McLane music excites game-day fans

Music played at McLane Stadium creates an atmosphere on game days that incites excitement within the student section and pumps up Baylor fans. Josh Fralick | Photo courtesy of Baylor Athletics

By Camille Rasor | Arts & Life Editor

There’s nothing quite like a Baylor football game at McLane Stadium. Watching the Baylor Line rush across the field before kickoff, singing “That Good Old Baylor Line” and throwing up countless sic ‘ems all adds to the game day experience. However, perhaps what gets the fans pumped up the most is the blaring music coming from the Jumbotron throughout the game.

Though there are fewer home games this year due to COVID-19-related game delays and cancellations, the team involved in creating that game-day atmosphere has been working hard to make the few remaining games at McLane as exciting as possible.

“It’s my goal is to hopefully have the team jumping after every kickoff and have the student section all jumping in motion,” said Derek Westbrook, the athletics department’s associate director of fan engagement and one of the people in charge of the music selection at football games.

Eduardo Cavazos, the head stand leader in the Baylor Chamber of Commerce, is one of the Chamber members in the green jerseys who lead the student section in chants and help to bring up the energy in the Line section. He said part of what keeps the students engaged is the music from the loud speakers.

“I clearly remember a specific instance in which specifically the Baylor Line gets really excited, which is usually every kickoff whether it’s Baylor kicking it off, or the other team kicking it off,” Cavazos said. “They use music that has a big beat-drop when the kickoff happens, and all the student section gets really, really hyped for it.”

However, Westbrook said the music choices are not just for the fans. He said that before each game, he meets with the head of athletic performance, Corey Campbell, to talk with him about what songs the players themselves would enjoy.

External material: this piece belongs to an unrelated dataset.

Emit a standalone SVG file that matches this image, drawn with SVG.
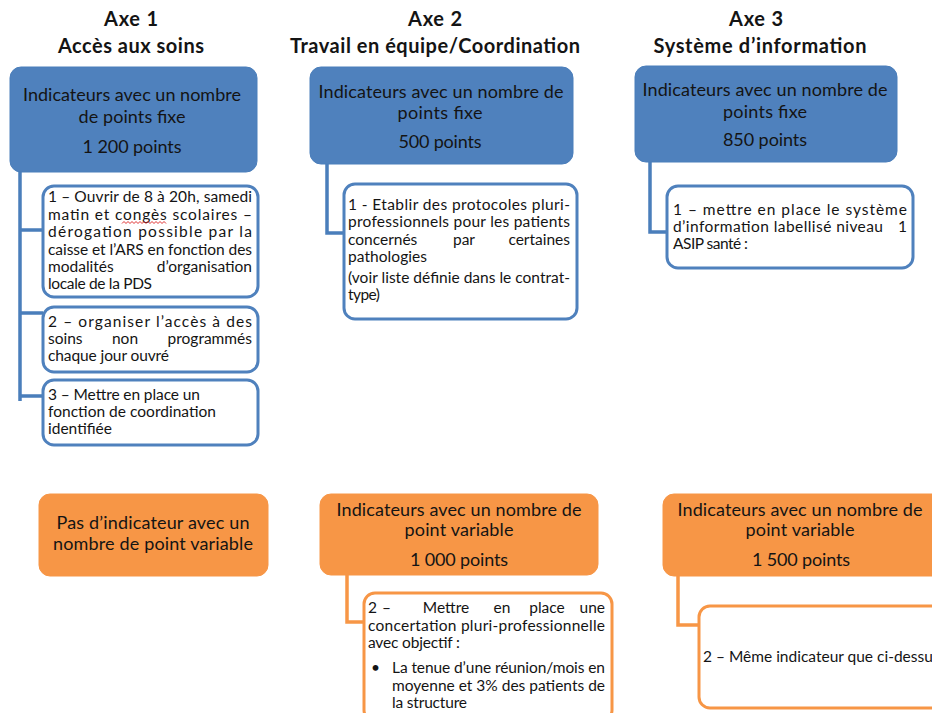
<svg xmlns="http://www.w3.org/2000/svg" width="932" height="713" viewBox="0 0 932 713">
<style>
text{font-family:Lato,"Liberation Sans",sans-serif;fill:#141414}
.h{font-weight:bold;font-size:20px;text-anchor:middle}
.b{font-size:18px;text-anchor:middle}
.s{font-size:15.5px}
.e{text-anchor:end}
.m{text-anchor:middle}
.blue{fill:#4f81bd;stroke:#4a7ebb;stroke-width:1}
.org{fill:#f79646;stroke:#f79646;stroke-width:1}
.cb{fill:#fff;stroke:#4f81bd;stroke-width:3}
.co{fill:#fff;stroke:#f79646;stroke-width:3}
.lb{fill:none;stroke:#4a7ebb;stroke-width:3.5}
.lo{fill:none;stroke:#f79646;stroke-width:3.5}
</style>

<g id="headers">
<text class="h" x="131" y="26" textLength="54">Axe 1</text>
<text class="h" x="131" y="53" textLength="146">Accès aux soins</text>
<text class="h" x="435" y="26" textLength="54">Axe 2</text>
<text class="h" x="435" y="53" textLength="290">Travail en équipe/Coordination</text>
<text class="h" x="756" y="26" textLength="54">Axe 3</text>
<text class="h" x="760" y="53" textLength="213">Système d’information</text>
</g>

<g id="connectors">
<path class="lb" d="M20 171V401M20 230H43M20 313H43M20 396H43"/>
<path class="lb" d="M327 164V233H344"/>
<path class="lb" d="M650 162V232H667"/>
<path class="lo" d="M347 575V622H364"/>
<path class="lo" d="M678 576V625H699"/>
</g>

<g id="axe1-fixe">
<rect class="blue" x="10" y="67" width="247" height="105" rx="11"/>
<text class="b" x="132" y="101" textLength="218">Indicateurs avec un nombre</text>
<text class="b" x="132" y="123" textLength="107">de points fixe</text>
<text class="b" x="132" y="153" textLength="99">1 200 points</text>
</g>

<g id="axe1-ind1">
<rect class="cb" x="43" y="186" width="215" height="111" rx="11"/>
<text class="s" x="48" y="202" textLength="204">1 – Ouvrir de 8 à 20h, samedi</text>
<text class="s" x="48" y="220" textLength="204">matin et congès scolaires –</text>
<path d="M122 223.5l2-2 2 2 2-2 2 2 2-2 2 2 2-2 2 2 2-2 2 2 2-2 2 2 2-2 2 2 2-2 2 2 2-2 2 2 2-2 2 2 2-2 2 2" fill="none" stroke="#e03030" stroke-width="1"/>
<text class="s" x="48" y="237" textLength="204">dérogation possible par la</text>
<text class="s" x="48" y="255" textLength="204">caisse et l’ARS en fonction des</text>
<text class="s" x="48" y="272">modalités</text>
<text class="s e" x="252" y="272">d’organisation</text>
<text class="s" x="48" y="289" textLength="104">locale de la PDS</text>
</g>

<g id="axe1-ind2">
<rect class="cb" x="43" y="307" width="215" height="65" rx="11"/>
<text class="s" x="48" y="327" textLength="204">2 – organiser l’accès à des</text>
<text class="s" x="48" y="344">soins</text>
<text class="s m" x="125" y="344">non</text>
<text class="s e" x="252" y="344">programmés</text>
<text class="s" x="48" y="361" textLength="121">chaque jour ouvré</text>
</g>

<g id="axe1-ind3">
<rect class="cb" x="43" y="380" width="215" height="65" rx="11"/>
<text class="s" x="48" y="400" textLength="152">3 – Mettre en place un</text>
<text class="s" x="48" y="417" textLength="168">fonction de coordination</text>
<text class="s" x="48" y="434" textLength="64">identifiée</text>
</g>

<g id="axe2-fixe">
<rect class="blue" x="310" y="67" width="263" height="97" rx="11"/>
<text class="b" x="441" y="98" textLength="245">Indicateurs avec un nombre  de</text>
<text class="b" x="440" y="119" textLength="85">points fixe</text>
<text class="b" x="440" y="148" textLength="83">500 points</text>
</g>

<g id="axe2-ind1">
<rect class="cb" x="344" y="184" width="233" height="135" rx="11"/>
<text class="s" x="348" y="210" textLength="222">1 - Etablir des protocoles pluri-</text>
<text class="s" x="348" y="227" textLength="222">professionnels pour les patients</text>
<text class="s" x="348" y="245">concernés</text>
<text class="s m" x="464" y="245">par</text>
<text class="s e" x="570" y="245">certaines</text>
<text class="s" x="348" y="262" textLength="79">pathologies</text>
<text class="s" x="348" y="283" textLength="222">(voir liste définie dans le contrat-</text>
<text class="s" x="348" y="300" textLength="32">type)</text>
</g>

<g id="axe3-fixe">
<rect class="blue" x="635" y="66" width="262" height="96" rx="11"/>
<text class="b" x="765" y="96" textLength="245">Indicateurs avec un nombre  de</text>
<text class="b" x="765" y="118" textLength="84">points fixe</text>
<text class="b" x="765" y="146" textLength="84">850 points</text>
</g>

<g id="axe3-ind1">
<rect class="cb" x="667" y="186" width="246" height="82" rx="11"/>
<text class="s" x="673" y="215" textLength="234">1 – mettre en place le système</text>
<text class="s" x="673" y="232" textLength="210">d’information labellisé niveau</text>
<text class="s e" x="907" y="232">1</text>
<text class="s" x="673" y="249" textLength="75">ASIP santé :</text>
</g>

<g id="axe1-variable">
<rect class="org" x="39" y="494" width="229" height="82" rx="11"/>
<text class="b" x="153" y="529" textLength="193">Pas d’indicateur avec un</text>
<text class="b" x="153" y="550" textLength="200">nombre  de point variable</text>
</g>

<g id="axe2-variable">
<rect class="org" x="320" y="494" width="278" height="81" rx="11"/>
<text class="b" x="459" y="516" textLength="245">Indicateurs avec un nombre  de</text>
<text class="b" x="459" y="536" textLength="109">point variable</text>
<text class="b" x="459" y="566" textLength="98">1 000 points</text>
</g>

<g id="axe2-ind2">
<rect class="co" x="364" y="593" width="248" height="128" rx="11"/>
<text class="s" x="368" y="613">2</text>
<text class="s" x="382" y="613">–</text>
<text class="s m" x="446" y="613">Mettre</text>
<text class="s m" x="502" y="613">en</text>
<text class="s m" x="547" y="613">place</text>
<text class="s e" x="605" y="613">une</text>
<text class="s" x="368" y="631" textLength="237">concertation pluri-professionnelle</text>
<text class="s" x="368" y="648" textLength="92">avec objectif :</text>
<text class="s" x="371" y="673">•</text>
<text class="s" x="392" y="673" textLength="213">La tenue d’une réunion/mois en</text>
<text class="s" x="392" y="691" textLength="213">moyenne et 3% des patients de</text>
<text class="s" x="392" y="708" textLength="75">la structure</text>
</g>

<g id="axe3-variable">
<rect class="org" x="663" y="494" width="290" height="82" rx="11"/>
<text class="b" x="800" y="516" textLength="245">Indicateurs avec un nombre  de</text>
<text class="b" x="800" y="536" textLength="109">point variable</text>
<text class="b" x="801" y="566" textLength="98">1 500 points</text>
</g>

<g id="axe3-ind2">
<rect class="co" x="699" y="606" width="260" height="102" rx="11"/>
<text class="s" x="703" y="662">2 – Même  indicateur que ci-dessus</text>
</g>
</svg>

“We talk frequently about pregame music and playing what the guys want to hear and making sure that they’re getting as pumped up for the game as possible,” Westbrook said.

Some of the music choices aren’t just to hype up the crowd, but sometimes they aim to make the crowd laugh. For instance, it’s not uncommon at a Baylor home game to hear Selena Gomez’s song “Hands to Myself” after the referees call a holding penalty on the opposing team.

“I want things that you’re going to remember and give you like a little bit of a laugh,” Westbrook said. “I try and be witty with it but ultimately it’s just about what song fits the moment, being prepared, having hundreds of songs on this computer that may never get used. But there might be the one time that I use it at one game three years from now and I’m like, ‘Man, I’m glad I had that.’”

True to Baylor’s reputation as a Christian university, there are several songs that Westbrook and his colleagues choose not to play at football games. He said this is out of respect for Baylor’s mission as well as keeping the Baylor home game environment family friendly.

“At the end of the day, I don’t want to play things that are degrading the women or just have foul language or talk about drugs and alcohol,” Westbrook said. “So ultimately what’s going to represent our university in the best light? Just because we do have such a wide variety of people in our stadiums, you want to make sure that you’re representing the university in the best way possible.”

Though the pandemic has affected a lot about the game day experience, Cavazos said that despite the limited availability of tickets to game day, the student section was just as rowdy at the last home game as he noticed in years past. Part of this is due to the work that Westbrook and other employees in the office of fan engagement do to keep the Baylor spirit alive.

“It definitely felt like it was another football game which was really really cool,” Cavazos said. “The only thing that I did feel was that the freshmen didn’t really know the chants and that was because they didn’t really do Line Camp when [freshmen usually learn] those chants. Definitely like the first quarter, it was kind of like teaching them … And then they kind of took it away from us, and it was just fun. It was a great environment for sure.”